■ WORK REQUIRED ■
Write out the material exactly, without any of its pictures.

■ DATA SEGMENT ■
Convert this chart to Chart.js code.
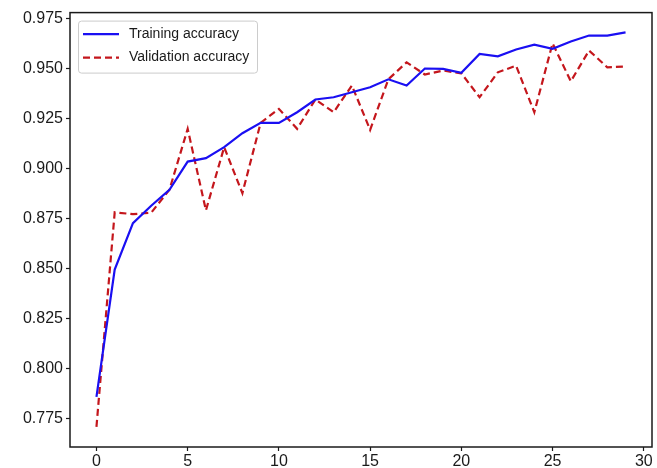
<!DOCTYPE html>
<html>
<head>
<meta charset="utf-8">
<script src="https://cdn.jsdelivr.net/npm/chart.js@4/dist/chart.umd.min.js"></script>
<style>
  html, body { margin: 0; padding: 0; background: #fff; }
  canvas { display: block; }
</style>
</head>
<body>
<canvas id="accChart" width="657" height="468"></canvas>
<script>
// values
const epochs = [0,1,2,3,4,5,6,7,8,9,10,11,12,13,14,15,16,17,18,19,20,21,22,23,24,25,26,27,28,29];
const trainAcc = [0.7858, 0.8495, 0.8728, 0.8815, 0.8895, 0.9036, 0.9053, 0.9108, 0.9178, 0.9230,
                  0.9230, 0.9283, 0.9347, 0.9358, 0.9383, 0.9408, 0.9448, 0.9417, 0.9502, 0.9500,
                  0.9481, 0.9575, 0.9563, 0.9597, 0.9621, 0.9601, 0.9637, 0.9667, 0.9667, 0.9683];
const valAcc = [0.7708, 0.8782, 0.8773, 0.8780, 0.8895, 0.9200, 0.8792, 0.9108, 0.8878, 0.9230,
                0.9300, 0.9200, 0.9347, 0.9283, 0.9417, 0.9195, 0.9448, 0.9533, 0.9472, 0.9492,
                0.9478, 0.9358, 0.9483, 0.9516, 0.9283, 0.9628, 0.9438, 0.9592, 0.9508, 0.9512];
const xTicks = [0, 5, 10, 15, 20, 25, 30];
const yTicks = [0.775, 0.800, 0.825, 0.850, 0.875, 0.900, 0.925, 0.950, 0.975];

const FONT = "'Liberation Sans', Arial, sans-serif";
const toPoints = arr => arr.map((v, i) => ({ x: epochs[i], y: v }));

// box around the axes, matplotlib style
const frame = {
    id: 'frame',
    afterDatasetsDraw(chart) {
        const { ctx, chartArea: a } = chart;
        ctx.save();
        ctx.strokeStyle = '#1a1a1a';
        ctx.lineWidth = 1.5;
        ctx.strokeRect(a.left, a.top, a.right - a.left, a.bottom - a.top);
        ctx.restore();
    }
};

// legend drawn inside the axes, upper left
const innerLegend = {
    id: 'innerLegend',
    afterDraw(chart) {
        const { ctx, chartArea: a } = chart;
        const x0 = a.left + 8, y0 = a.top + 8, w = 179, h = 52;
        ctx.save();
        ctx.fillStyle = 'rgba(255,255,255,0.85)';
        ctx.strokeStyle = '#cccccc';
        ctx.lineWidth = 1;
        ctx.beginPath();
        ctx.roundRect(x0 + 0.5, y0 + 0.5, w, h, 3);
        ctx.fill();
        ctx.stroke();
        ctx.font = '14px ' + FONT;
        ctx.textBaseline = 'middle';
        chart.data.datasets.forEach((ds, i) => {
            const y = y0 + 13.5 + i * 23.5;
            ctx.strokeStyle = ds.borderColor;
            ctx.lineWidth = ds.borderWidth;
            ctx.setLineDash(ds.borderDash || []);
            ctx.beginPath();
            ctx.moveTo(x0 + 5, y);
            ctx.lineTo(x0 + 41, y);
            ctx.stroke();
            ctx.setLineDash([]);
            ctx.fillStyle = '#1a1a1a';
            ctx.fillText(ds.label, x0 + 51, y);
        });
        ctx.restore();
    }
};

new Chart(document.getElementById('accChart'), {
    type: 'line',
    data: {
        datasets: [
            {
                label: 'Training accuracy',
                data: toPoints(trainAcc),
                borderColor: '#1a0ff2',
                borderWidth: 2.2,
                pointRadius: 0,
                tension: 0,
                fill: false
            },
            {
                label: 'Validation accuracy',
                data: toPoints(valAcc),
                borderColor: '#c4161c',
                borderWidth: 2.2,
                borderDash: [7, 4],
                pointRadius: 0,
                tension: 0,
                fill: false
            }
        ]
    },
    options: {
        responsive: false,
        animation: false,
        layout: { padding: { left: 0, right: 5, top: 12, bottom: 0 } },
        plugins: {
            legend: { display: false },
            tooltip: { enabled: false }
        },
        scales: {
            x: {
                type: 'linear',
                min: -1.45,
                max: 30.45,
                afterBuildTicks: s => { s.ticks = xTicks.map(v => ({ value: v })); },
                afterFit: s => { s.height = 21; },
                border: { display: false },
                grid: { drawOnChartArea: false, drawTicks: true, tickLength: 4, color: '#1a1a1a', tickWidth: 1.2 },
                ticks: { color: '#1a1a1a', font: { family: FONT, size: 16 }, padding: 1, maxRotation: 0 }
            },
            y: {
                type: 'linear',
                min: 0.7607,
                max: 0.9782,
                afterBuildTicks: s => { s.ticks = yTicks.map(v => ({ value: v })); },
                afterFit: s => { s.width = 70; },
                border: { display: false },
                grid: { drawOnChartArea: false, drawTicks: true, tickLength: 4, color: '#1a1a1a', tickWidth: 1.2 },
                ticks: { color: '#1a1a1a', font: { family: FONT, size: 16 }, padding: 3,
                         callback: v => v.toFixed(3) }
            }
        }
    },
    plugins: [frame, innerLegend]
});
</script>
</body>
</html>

■ TASK RESULT ■
Convert this chart to Chart.js code.
<!DOCTYPE html>
<html>
<head>
<meta charset="utf-8">
<script src="https://cdn.jsdelivr.net/npm/chart.js@4/dist/chart.umd.min.js"></script>
<style>
  html, body { margin: 0; padding: 0; background: #fff; }
  canvas { display: block; }
</style>
</head>
<body>
<canvas id="accChart" width="657" height="468"></canvas>
<script>
// values
const epochs = [0,1,2,3,4,5,6,7,8,9,10,11,12,13,14,15,16,17,18,19,20,21,22,23,24,25,26,27,28,29];
const trainAcc = [0.7858, 0.8495, 0.8728, 0.8815, 0.8895, 0.9036, 0.9053, 0.9108, 0.9178, 0.9230,
                  0.9230, 0.9283, 0.9347, 0.9358, 0.9383, 0.9408, 0.9448, 0.9417, 0.9502, 0.9500,
                  0.9481, 0.9575, 0.9563, 0.9597, 0.9621, 0.9601, 0.9637, 0.9667, 0.9667, 0.9683];
const valAcc = [0.7708, 0.8782, 0.8773, 0.8780, 0.8895, 0.9200, 0.8792, 0.9108, 0.8878, 0.9230,
                0.9300, 0.9200, 0.9347, 0.9283, 0.9417, 0.9195, 0.9448, 0.9533, 0.9472, 0.9492,
                0.9478, 0.9358, 0.9483, 0.9516, 0.9283, 0.9628, 0.9438, 0.9592, 0.9508, 0.9512];
const xTicks = [0, 5, 10, 15, 20, 25, 30];
const yTicks = [0.775, 0.800, 0.825, 0.850, 0.875, 0.900, 0.925, 0.950, 0.975];

const FONT = "'Liberation Sans', Arial, sans-serif";
const toPoints = arr => arr.map((v, i) => ({ x: epochs[i], y: v }));

// box around the axes, matplotlib style
const frame = {
    id: 'frame',
    afterDatasetsDraw(chart) {
        const { ctx, chartArea: a } = chart;
        ctx.save();
        ctx.strokeStyle = '#1a1a1a';
        ctx.lineWidth = 1.5;
        ctx.strokeRect(a.left, a.top, a.right - a.left, a.bottom - a.top);
        ctx.restore();
    }
};

// legend drawn inside the axes, upper left
const innerLegend = {
    id: 'innerLegend',
    afterDraw(chart) {
        const { ctx, chartArea: a } = chart;
        const x0 = a.left + 8, y0 = a.top + 8, w = 179, h = 52;
        ctx.save();
        ctx.fillStyle = 'rgba(255,255,255,0.85)';
        ctx.strokeStyle = '#cccccc';
        ctx.lineWidth = 1;
        ctx.beginPath();
        ctx.roundRect(x0 + 0.5, y0 + 0.5, w, h, 3);
        ctx.fill();
        ctx.stroke();
        ctx.font = '14px ' + FONT;
        ctx.textBaseline = 'middle';
        chart.data.datasets.forEach((ds, i) => {
            const y = y0 + 13.5 + i * 23.5;
            ctx.strokeStyle = ds.borderColor;
            ctx.lineWidth = ds.borderWidth;
            ctx.setLineDash(ds.borderDash || []);
            ctx.beginPath();
            ctx.moveTo(x0 + 5, y);
            ctx.lineTo(x0 + 41, y);
            ctx.stroke();
            ctx.setLineDash([]);
            ctx.fillStyle = '#1a1a1a';
            ctx.fillText(ds.label, x0 + 51, y);
        });
        ctx.restore();
    }
};

new Chart(document.getElementById('accChart'), {
    type: 'line',
    data: {
        datasets: [
            {
                label: 'Training accuracy',
                data: toPoints(trainAcc),
                borderColor: '#1a0ff2',
                borderWidth: 2.2,
                pointRadius: 0,
                tension: 0,
                fill: false
            },
            {
                label: 'Validation accuracy',
                data: toPoints(valAcc),
                borderColor: '#c4161c',
                borderWidth: 2.2,
                borderDash: [7, 4],
                pointRadius: 0,
                tension: 0,
                fill: false
            }
        ]
    },
    options: {
        responsive: false,
        animation: false,
        layout: { padding: { left: 0, right: 5, top: 12, bottom: 0 } },
        plugins: {
            legend: { display: false },
            tooltip: { enabled: false }
        },
        scales: {
            x: {
                type: 'linear',
                min: -1.45,
                max: 30.45,
                afterBuildTicks: s => { s.ticks = xTicks.map(v => ({ value: v })); },
                afterFit: s => { s.height = 21; },
                border: { display: false },
                grid: { drawOnChartArea: false, drawTicks: true, tickLength: 4, color: '#1a1a1a', tickWidth: 1.2 },
                ticks: { color: '#1a1a1a', font: { family: FONT, size: 16 }, padding: 1, maxRotation: 0 }
            },
            y: {
                type: 'linear',
                min: 0.7607,
                max: 0.9782,
                afterBuildTicks: s => { s.ticks = yTicks.map(v => ({ value: v })); },
                afterFit: s => { s.width = 70; },
                border: { display: false },
                grid: { drawOnChartArea: false, drawTicks: true, tickLength: 4, color: '#1a1a1a', tickWidth: 1.2 },
                ticks: { color: '#1a1a1a', font: { family: FONT, size: 16 }, padding: 3,
                         callback: v => v.toFixed(3) }
            }
        }
    },
    plugins: [frame, innerLegend]
});
</script>
</body>
</html>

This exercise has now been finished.